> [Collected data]
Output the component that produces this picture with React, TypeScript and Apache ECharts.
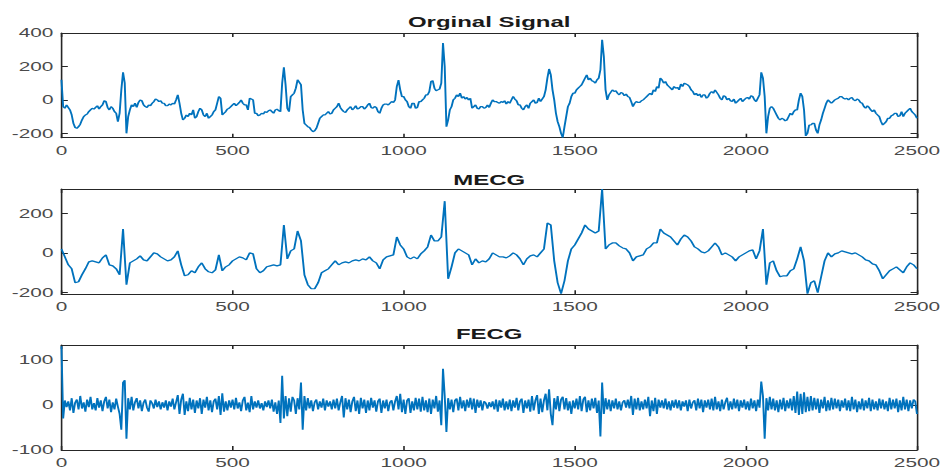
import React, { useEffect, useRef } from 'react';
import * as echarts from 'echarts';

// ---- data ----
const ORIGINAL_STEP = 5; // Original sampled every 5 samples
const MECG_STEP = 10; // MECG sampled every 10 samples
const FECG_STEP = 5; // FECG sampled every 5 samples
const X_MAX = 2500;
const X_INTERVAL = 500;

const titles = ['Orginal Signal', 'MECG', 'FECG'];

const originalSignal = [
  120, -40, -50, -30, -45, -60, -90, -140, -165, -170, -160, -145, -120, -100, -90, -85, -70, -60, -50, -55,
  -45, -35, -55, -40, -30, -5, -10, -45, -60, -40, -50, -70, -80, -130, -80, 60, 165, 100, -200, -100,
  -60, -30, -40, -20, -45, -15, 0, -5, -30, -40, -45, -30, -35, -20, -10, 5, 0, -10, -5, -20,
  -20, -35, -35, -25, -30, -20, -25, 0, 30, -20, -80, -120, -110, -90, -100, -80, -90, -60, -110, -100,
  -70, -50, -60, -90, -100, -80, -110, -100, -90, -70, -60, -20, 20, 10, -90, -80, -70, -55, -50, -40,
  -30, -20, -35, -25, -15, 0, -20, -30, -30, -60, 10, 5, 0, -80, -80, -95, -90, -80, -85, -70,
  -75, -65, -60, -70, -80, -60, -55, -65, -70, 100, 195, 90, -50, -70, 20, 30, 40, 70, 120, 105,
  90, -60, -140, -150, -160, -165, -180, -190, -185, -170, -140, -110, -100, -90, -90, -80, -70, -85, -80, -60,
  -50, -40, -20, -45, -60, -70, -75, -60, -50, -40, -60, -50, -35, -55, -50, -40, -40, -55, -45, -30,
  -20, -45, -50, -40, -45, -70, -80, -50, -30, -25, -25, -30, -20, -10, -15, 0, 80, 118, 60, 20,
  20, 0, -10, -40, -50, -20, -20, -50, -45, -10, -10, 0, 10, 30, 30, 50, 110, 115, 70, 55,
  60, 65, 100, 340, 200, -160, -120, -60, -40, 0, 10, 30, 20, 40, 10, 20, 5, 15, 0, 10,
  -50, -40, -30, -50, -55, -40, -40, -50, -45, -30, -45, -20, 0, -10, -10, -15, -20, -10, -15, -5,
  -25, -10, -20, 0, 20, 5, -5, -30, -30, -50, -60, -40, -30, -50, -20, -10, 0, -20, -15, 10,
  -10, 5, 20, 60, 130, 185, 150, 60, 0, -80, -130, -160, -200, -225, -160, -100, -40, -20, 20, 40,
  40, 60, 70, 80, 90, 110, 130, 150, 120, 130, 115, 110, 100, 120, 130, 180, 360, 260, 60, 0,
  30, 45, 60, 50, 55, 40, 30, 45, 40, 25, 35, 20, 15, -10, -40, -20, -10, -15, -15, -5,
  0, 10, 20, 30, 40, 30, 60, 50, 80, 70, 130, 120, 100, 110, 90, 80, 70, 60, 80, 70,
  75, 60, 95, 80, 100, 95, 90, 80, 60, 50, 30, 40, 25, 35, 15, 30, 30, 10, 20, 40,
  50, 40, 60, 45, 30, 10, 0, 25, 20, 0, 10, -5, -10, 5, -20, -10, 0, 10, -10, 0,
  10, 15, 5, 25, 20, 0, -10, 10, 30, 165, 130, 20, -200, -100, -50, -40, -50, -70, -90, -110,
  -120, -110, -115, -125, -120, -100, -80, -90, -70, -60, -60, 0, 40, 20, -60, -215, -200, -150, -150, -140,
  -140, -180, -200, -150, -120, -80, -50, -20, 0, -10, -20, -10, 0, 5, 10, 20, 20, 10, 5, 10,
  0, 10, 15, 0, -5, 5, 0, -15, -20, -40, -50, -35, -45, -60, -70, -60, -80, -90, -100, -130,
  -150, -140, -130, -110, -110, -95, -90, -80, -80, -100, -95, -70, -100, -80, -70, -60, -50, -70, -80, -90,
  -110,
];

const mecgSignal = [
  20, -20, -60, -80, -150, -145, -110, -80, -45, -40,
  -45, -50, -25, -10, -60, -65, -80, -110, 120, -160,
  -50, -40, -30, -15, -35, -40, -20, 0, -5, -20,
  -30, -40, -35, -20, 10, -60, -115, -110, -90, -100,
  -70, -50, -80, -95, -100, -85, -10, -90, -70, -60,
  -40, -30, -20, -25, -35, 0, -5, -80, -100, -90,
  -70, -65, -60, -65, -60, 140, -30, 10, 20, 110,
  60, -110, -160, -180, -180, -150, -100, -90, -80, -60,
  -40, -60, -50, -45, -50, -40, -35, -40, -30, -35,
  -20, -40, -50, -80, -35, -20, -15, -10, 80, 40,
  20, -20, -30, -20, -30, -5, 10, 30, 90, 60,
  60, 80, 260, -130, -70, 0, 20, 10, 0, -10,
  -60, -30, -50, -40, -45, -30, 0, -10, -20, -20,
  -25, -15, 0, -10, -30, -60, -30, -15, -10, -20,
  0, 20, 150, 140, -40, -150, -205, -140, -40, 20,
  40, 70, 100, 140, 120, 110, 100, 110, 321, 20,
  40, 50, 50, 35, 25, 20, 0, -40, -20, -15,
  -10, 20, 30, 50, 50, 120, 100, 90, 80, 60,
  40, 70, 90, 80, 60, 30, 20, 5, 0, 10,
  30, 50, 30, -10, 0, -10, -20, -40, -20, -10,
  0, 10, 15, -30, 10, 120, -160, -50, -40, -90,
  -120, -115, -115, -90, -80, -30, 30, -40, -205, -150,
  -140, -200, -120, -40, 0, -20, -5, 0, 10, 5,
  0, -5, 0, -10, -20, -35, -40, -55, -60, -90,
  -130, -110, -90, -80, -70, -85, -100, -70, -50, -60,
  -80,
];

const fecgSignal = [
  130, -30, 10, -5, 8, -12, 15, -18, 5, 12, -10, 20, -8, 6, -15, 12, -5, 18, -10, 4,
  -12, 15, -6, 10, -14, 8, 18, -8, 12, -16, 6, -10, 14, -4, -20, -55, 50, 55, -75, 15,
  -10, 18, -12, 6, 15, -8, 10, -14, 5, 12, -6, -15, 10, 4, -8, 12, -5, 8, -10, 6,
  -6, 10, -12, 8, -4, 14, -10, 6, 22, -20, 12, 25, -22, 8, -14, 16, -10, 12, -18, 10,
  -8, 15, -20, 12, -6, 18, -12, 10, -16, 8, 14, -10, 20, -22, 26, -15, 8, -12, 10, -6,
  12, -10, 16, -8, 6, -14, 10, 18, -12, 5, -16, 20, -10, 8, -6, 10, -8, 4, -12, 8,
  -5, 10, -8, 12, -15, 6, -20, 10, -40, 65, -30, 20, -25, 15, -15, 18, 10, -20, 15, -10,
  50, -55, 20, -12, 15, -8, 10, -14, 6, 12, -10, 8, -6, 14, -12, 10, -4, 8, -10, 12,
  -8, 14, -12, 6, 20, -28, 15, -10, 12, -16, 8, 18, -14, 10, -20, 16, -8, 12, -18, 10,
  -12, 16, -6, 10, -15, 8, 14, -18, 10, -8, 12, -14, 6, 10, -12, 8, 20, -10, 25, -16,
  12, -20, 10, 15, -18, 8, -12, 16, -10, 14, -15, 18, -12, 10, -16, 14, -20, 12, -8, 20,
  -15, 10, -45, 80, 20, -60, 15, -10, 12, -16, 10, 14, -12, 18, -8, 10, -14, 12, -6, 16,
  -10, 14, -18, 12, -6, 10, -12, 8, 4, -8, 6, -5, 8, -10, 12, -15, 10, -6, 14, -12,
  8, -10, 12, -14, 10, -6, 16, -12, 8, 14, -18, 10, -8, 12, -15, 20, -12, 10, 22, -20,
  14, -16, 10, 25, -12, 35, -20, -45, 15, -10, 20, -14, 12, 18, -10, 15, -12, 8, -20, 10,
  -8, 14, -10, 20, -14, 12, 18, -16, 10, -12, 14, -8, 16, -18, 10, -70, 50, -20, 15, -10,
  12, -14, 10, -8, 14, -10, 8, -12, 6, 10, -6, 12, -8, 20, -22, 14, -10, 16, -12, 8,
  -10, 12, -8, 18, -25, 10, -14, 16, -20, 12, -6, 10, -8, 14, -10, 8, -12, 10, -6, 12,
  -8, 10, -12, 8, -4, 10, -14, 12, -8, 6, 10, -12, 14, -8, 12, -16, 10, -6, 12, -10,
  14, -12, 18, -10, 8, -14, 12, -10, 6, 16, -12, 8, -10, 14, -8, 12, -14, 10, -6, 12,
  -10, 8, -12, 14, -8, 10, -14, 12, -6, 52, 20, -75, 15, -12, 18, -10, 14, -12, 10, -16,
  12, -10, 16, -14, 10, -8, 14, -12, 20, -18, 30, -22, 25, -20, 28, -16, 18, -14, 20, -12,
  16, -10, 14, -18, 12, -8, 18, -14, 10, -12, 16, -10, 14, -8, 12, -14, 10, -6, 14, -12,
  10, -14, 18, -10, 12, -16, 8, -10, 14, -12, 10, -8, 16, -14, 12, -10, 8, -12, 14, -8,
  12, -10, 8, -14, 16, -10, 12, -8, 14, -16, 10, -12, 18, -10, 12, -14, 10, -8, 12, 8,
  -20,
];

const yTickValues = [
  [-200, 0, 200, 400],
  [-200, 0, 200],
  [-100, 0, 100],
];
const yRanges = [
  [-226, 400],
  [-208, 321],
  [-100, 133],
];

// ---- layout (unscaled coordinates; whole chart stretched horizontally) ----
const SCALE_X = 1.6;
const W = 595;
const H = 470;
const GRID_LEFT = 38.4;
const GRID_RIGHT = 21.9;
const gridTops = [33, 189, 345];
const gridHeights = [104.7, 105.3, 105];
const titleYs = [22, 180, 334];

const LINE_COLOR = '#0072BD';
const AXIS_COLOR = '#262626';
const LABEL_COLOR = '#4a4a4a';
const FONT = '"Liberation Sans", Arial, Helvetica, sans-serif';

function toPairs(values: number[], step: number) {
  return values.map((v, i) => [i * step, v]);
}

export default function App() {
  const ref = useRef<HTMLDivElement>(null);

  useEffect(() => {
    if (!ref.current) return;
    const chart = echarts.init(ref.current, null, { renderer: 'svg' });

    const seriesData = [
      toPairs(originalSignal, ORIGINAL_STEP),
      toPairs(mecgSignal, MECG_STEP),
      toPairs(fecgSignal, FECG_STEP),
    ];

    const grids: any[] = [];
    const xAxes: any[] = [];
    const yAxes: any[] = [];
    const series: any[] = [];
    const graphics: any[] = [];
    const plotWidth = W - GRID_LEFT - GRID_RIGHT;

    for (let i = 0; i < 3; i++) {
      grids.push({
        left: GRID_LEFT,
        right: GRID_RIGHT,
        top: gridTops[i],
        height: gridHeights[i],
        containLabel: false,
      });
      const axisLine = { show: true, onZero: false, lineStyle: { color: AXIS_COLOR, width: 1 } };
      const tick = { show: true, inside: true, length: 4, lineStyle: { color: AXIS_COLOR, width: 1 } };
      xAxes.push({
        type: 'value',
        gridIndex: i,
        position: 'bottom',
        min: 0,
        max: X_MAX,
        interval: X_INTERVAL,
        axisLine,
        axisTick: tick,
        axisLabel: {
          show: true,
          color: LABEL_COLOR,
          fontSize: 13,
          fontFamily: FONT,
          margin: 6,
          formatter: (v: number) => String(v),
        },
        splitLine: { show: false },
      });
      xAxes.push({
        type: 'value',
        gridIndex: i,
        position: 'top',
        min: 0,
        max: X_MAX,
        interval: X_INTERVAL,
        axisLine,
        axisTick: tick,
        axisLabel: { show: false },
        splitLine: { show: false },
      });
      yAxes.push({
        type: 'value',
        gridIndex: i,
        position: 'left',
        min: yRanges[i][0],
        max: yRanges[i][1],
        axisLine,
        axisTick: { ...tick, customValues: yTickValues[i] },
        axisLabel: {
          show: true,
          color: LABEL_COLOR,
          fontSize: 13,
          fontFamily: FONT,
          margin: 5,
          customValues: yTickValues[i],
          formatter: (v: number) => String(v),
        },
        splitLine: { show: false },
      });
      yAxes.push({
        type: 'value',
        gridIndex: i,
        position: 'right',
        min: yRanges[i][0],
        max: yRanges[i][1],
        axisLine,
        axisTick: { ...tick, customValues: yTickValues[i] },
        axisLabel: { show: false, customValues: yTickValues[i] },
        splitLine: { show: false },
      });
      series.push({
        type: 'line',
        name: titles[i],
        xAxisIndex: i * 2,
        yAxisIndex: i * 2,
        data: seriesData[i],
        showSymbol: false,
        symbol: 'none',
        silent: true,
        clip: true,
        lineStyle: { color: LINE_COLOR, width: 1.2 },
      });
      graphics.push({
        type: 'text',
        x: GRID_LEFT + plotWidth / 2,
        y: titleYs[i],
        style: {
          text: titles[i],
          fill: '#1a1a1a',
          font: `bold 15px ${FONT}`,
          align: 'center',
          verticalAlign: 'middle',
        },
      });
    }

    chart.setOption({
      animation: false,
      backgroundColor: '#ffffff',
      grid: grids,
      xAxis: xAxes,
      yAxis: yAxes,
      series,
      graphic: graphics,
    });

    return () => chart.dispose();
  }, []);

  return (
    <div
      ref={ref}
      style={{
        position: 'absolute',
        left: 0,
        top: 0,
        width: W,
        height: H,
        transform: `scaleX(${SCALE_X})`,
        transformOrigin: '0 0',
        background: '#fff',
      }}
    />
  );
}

==

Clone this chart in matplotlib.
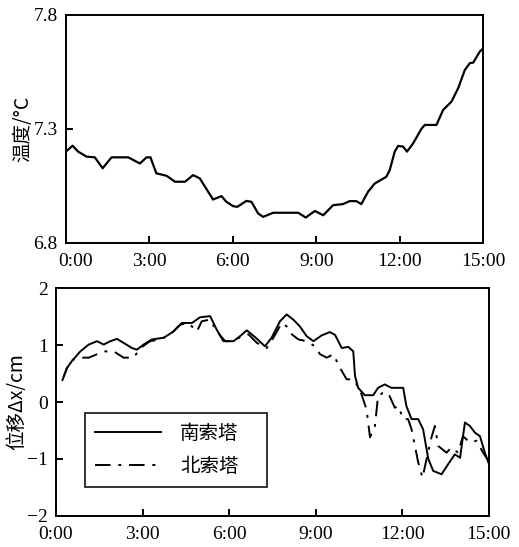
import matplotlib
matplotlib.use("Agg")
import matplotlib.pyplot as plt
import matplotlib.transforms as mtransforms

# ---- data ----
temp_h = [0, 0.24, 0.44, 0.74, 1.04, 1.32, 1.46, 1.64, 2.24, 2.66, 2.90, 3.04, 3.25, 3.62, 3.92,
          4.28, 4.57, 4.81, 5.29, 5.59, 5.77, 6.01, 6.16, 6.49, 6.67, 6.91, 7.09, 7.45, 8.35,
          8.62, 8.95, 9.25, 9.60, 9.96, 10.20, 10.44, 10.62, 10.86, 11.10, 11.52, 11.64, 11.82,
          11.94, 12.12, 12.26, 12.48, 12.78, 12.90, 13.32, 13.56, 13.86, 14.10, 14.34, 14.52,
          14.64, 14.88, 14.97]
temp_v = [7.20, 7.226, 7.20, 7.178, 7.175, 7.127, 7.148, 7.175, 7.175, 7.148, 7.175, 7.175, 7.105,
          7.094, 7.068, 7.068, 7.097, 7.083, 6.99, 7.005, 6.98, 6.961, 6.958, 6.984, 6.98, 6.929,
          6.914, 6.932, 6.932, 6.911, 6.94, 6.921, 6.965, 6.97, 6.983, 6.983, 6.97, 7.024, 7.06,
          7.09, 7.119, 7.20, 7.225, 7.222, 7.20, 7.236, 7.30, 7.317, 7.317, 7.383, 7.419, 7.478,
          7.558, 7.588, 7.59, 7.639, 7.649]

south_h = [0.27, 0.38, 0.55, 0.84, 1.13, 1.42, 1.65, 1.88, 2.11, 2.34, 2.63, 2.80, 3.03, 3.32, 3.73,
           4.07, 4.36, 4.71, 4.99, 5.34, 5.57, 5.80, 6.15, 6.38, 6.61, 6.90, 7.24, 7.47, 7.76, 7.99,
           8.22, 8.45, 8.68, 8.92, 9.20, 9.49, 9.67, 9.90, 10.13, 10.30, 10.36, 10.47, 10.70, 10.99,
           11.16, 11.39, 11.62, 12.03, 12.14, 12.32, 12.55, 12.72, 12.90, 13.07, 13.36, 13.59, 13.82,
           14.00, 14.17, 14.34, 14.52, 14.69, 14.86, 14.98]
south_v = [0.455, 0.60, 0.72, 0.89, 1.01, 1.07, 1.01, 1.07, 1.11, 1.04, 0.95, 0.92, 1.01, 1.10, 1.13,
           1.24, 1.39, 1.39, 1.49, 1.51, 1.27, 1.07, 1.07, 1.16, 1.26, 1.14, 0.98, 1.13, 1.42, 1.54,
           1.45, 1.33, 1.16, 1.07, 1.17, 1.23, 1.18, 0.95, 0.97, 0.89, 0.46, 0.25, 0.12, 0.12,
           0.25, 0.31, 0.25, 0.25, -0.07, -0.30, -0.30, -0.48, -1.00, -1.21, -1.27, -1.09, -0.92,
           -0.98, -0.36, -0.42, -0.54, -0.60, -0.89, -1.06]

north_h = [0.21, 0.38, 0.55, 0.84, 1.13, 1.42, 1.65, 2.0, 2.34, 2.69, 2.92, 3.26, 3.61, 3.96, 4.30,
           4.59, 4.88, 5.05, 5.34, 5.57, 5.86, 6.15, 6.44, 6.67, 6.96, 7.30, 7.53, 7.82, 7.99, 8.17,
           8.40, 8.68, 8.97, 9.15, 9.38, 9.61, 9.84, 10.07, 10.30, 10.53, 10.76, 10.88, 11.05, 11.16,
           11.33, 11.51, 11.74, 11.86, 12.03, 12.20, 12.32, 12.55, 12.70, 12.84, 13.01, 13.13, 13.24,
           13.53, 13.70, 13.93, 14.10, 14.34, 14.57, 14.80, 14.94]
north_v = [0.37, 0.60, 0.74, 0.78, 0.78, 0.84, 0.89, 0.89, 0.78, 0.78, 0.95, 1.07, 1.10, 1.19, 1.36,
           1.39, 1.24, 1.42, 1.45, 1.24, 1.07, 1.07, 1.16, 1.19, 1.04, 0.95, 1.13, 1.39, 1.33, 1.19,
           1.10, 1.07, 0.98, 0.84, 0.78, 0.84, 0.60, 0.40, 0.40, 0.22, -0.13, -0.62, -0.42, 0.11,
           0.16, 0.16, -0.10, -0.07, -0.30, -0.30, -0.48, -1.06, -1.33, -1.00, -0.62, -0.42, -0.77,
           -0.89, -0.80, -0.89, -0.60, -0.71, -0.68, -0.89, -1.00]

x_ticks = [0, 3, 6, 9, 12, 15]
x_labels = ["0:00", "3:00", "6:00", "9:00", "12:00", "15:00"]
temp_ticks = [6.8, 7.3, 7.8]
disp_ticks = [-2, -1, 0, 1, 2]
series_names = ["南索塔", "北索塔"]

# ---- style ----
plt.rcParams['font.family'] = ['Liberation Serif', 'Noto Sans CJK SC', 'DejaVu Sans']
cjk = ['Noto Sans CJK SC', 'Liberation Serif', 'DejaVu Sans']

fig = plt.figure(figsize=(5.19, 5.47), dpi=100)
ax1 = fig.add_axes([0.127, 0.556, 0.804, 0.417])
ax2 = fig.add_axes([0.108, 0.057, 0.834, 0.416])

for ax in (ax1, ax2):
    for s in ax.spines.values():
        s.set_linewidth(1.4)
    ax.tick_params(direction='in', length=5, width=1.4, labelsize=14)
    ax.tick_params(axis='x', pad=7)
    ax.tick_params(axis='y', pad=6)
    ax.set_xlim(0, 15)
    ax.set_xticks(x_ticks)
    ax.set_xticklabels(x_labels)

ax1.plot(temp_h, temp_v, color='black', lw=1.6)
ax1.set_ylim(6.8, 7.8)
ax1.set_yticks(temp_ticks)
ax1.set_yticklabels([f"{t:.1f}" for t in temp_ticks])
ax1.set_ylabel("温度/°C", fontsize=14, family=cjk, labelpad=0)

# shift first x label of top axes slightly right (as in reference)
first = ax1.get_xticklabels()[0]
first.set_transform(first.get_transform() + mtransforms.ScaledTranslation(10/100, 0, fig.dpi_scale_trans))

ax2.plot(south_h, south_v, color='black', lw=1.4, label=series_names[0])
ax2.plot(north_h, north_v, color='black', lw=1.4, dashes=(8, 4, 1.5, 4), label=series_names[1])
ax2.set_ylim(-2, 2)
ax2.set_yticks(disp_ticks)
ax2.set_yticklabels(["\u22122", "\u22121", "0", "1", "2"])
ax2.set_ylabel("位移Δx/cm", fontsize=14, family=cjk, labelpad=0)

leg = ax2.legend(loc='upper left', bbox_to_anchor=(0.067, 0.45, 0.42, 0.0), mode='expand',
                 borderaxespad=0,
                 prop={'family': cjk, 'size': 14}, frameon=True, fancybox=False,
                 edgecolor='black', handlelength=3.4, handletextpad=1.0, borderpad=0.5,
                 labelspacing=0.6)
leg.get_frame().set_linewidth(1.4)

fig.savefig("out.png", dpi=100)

> [EXERCISE]
Write out word for word the lines above that run from the one with "Clone this chart in matplotlib." to the one with "import matplotlib.transforms as mtransforms". Include both end lines; exclude the images.

> [ANSWER FOR THIS EXERCISE]
Clone this chart in matplotlib.
import matplotlib
matplotlib.use("Agg")
import matplotlib.pyplot as plt
import matplotlib.transforms as mtransforms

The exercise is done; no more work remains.